Sri Lanka's financial outlook is far from stable. Limited foreign reserves are now down to 7.1 billion dollars, just sufficient for four months. Additionally, there was limited space to defend the currency outlook, which is getting worse. Political uncertainty is not helping the finances of the country; growth was under 4 percent. The debt position would grow, Dr. Dushni Weerakoon, Executive Director, Institute of Policy Studies, Colombo said.


Dr. Weerakoon was a principal speaker at the Merchant Bank of Sri Lanka & Finance PLC- convened a seminar titled ‘Currency Outlook and Forecast’ held last week. The forum was also addressed by CEO, founder, Frontline Research Amal Sandaratne, who focused attention on the current status of the economy and its repercussions on the country’s monetary status.


Weerakoon added: 'Pressure on the rupee and allied risks would influence investor confidence that would not result in salutary reasons for investment. The debt position could not be avoided in the short run. The debt position facing the country would continue till 2026. This position was determined by minimal export earnings.


'Focus on exports could not be avoided which is the only factor that could redeem the position and feature some respite to current financial vicissitudes that were unfolding on a daily basis. But there were no short term solutions that were available that could add some measure of relief to the declining economic position.'


Amal Sanderatne who presented the paper, ‘Rupee Outlook – a Long Term View’, posed the question where the rupee would be by 2021. 'The unavoidable impact of rising oil prices and its repercussions on treasury bills, are all factors that would force investors to pull out. Not least, the unfolding political position could also have debilitating repercussions on the economy. Such phenomena would place continuous pressure on the rupee, he said.


'In 2001, the rupee was Rs. 96 to the dollar. Low exports at that time was not the only reason for continuous depreciation of the rupee. 2018, was the worst period for depreciation of the currency. Irrespective of such results, the current account deficit was improving but inflation would matter in the long run.


'Comparatively China was doing well and Korea’s inflation was as high as 16.9, which was reduced over the last few years. Singapore and Hong Kong had high growth rates, he said.


Sandaratne added: 'Overall, oil prices, tourism, Brexit, BOP pressures and the IMF not extending credit tranches, would all impact on the rupee depreciation which would be Rs. 202 to 216 to the dollar by 2021.

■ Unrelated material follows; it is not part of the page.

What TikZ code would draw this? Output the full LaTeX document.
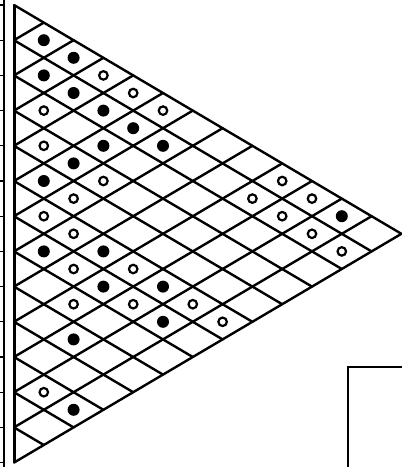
\documentclass[tikz,border=0pt]{standalone}
\usetikzlibrary{positioning}
\begin{document}
\begin{tikzpicture}[x=1pt, y=-1pt,
  gridline/.style={line width=2.4pt, line cap=round},
  fulldot/.style={circle, fill=black, inner sep=0pt, minimum size=12pt},
  opendot/.style={circle, draw=black, line width=2.2pt, fill=white, inner sep=0pt, minimum size=8.5pt}
]
  \useasboundingbox (0,0) rectangle (402,467);
  % scale at the left
  \draw[line width=1.6pt] (4,0) -- (4,467);
  \foreach \k in {0,...,13}
    \draw[line width=1.2pt] (0,{5+35.2*\k}) -- (4,{5+35.2*\k});
  % corner frame
  \draw[line width=2pt] (348,467) -- (348,367) -- (402,367);
  \begin{scope}[shift={(14pt,-5pt)}, x=29.8pt, y=-35.2pt]
    \draw[line width=3pt] (0,0) -- (0,13);
    \foreach \i in {0,...,12}
      \draw[gridline] (0,\i) -- ({13-\i},{(13+\i)/2});
    \foreach \j in {1,...,13}
      \draw[gridline] (0,\j) -- (\j,{\j/2});
    \foreach \i/\j in {0/1,0/2,1/2,1/3,1/4,1/5,2/5,1/6,3/5,4/5,6/7,5/8,6/9,5/10,6/11,8/10,10/12,0/11}
      \node[fulldot] (full-\i-\j) at ({\j-\i},{(\i+\j+1)/2}) {};
    \foreach \i/\j in {0/3,0/4,0/5,2/3,3/4,3/6,4/6,5/6,5/7,6/8,5/9,7/9,6/10,5/11,5/12,10/11,0/9,1/9,0/10,1/10,1/11,1/12}
      \node[opendot] (open-\i-\j) at ({\j-\i},{(\i+\j+1)/2}) {};
  \end{scope}
\end{tikzpicture}
\end{document}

'Long term remedies would include liberalization of the economy. However, living standards had improved.


'Restrictions on growth, as seen economically, was the result of debilitating influences of red tape, which stifled exports. There was no simple solution to this problem but this has to be addressed if exports are to be encouraged.'


The panel discussants included, immediate past chairman Ceylon Chamber of Commerce, Import Section, Dinesh de Silva, Group Finance Director, Brandix Group Hasitha Premaratne, Executive Director Jetwing Hotels Limited Sanjeeva Anthony, besides Dr. Dushni Weerakoon and Amal Sanderatne.